Rodada con un presupuesto que rondaba los 20.000 dólares y un equipo de cuatro personas, Mala noche, junto a las primeras películas de Spike Lee y Jim Jarmusch, dio, a mediados de los ochenta, la señal de alerta de que algo se estaba agitando en el cine norteamericano. Más tarde se popularizaría el término indie y, poco después, la industria decidiría reciclarlo como etiqueta. Mala noche es, por tanto, el estado salvaje de una fuerza que acabaría siendo domesticada: con todo, a pesar de la franqueza con que se muestra una historia de atracción homosexual, su pulso no resulta transgresor. No hay un Genet vocacional, ni siquiera un embrión de Fassbinder tras las imágenes: si acaso, la posible declinación de un Paul Morrissey; es decir, alguien que gusta de contemplar los toros de la marginalidad desde la barrera, porque su mirada está intoxicada de paternalismo, condescendencia y una lujuria culpable.
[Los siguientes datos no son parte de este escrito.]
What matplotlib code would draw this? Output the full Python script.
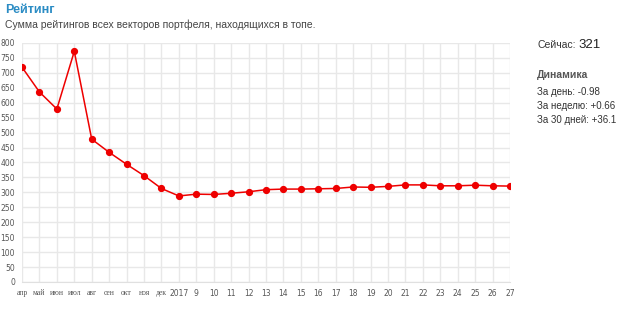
import matplotlib.pyplot as plt
import numpy as np

labels = ['апр', 'май', 'июн', 'июл', 'авг', 'сен', 'окт', 'ноя', 'дек', '2017',
          '9', '10', '11', '12', '13', '14', '15', '16', '17', '18', '19', '20',
          '21', '22', '23', '24', '25', '26', '27']
rating = [719, 636, 579, 772, 478, 434, 394, 356, 313, 288,
          294, 293, 297, 302, 309, 311, 311, 312, 313, 318, 317, 320,
          325, 325, 322, 322, 324, 322, 321]

fig = plt.figure(figsize=(6.2, 3.15), dpi=100)
ax = fig.add_axes([0.0355, 0.1048, 0.787, 0.7587])

x = np.arange(len(labels))
ax.plot(x, rating, color='#ee0000', lw=1.1, marker='o', ms=4.2, zorder=3)

ax.set_xlim(0, len(labels) - 1)
ax.set_ylim(0, 800)
ax.set_yticks(np.arange(0, 801, 50))
ax.set_xticks(x)
ax.set_xticklabels(labels)
ax.grid(True, color='#e8e8e8', lw=1)
ax.set_axisbelow(True)
for s in ax.spines.values():
    s.set_visible(False)
ax.spines['bottom'].set_visible(True)
ax.spines['bottom'].set_color('#e0e0e0')
ax.tick_params(length=0, labelsize=5.5, labelcolor='#555555', pad=5)
for t in ax.get_xticklabels():
    if not t.get_text().isdigit():
        t.set_family('Liberation Serif')
        t.set_fontsize(5.5)

fig.text(5 / 620, 1 - 10 / 315, 'Рейтинг', fontsize=9, fontweight='bold',
         color='#2b8cc4', va='center', family='Liberation Sans')
fig.text(5 / 620, 1 - 25 / 315, 'Сумма рейтингов всех векторов портфеля, находящихся в топе.',
         fontsize=7.5, color='#444444', va='center', family='Liberation Sans')

base_y = 1 - 48 / 315
now = fig.text(537 / 620, base_y, 'Сейчас:', fontsize=7.5, color='#333333',
               va='baseline', family='Liberation Sans')
fig.canvas.draw()
w = now.get_window_extent(fig.canvas.get_renderer()).width
fig.text((537 + w + 3) / 620, base_y, '321', fontsize=9.5, color='#222222',
         va='baseline', family='Liberation Sans')
fig.text(537 / 620, 1 - 75 / 315, 'Динамика', fontsize=7.5, color='#555555',
         va='center', family='Liberation Sans', fontweight='bold')
stats = ['За день: -0.98', 'За неделю: +0.66', 'За 30 дней: +36.1']
for i, s in enumerate(stats):
    fig.text(537 / 620, 1 - (92 + 14 * i) / 315, s, fontsize=7, color='#333333',
             va='center', family='Liberation Sans')

fig.savefig('out.png', dpi=100)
Mala noche revela que en la posterior carrera del cineasta no ha habido nada gratuito: ni siquiera cuando en su película más compleja, Mi Idaho privado (1991), jugó al diálogo intertextual con Campanadas a medianoche (1965), de Orson Welles, o cuando, en su experimento más discutible, calcó Psicosis (1961), de Alfred Hitchcock. Gus van Sant sueña con ser Falstaff, pero mira como Norman Bates, espiando a través de una grieta en la pared mientras fantasea con disecar cadáveres.

Basada en una novela autobiográfica de Walt Curtis, Mala noche documenta la fascinación de un dependiente por dos adolescentes mexicanos con querencia por las malas calles. Las condiciones de producción propician un inspirado estilo visual fragmentario -en el que podrían latir los ecos de un Nicholas Ray-, pero la verbosidad del protagonista arrastra el conjunto hacia lo irritante.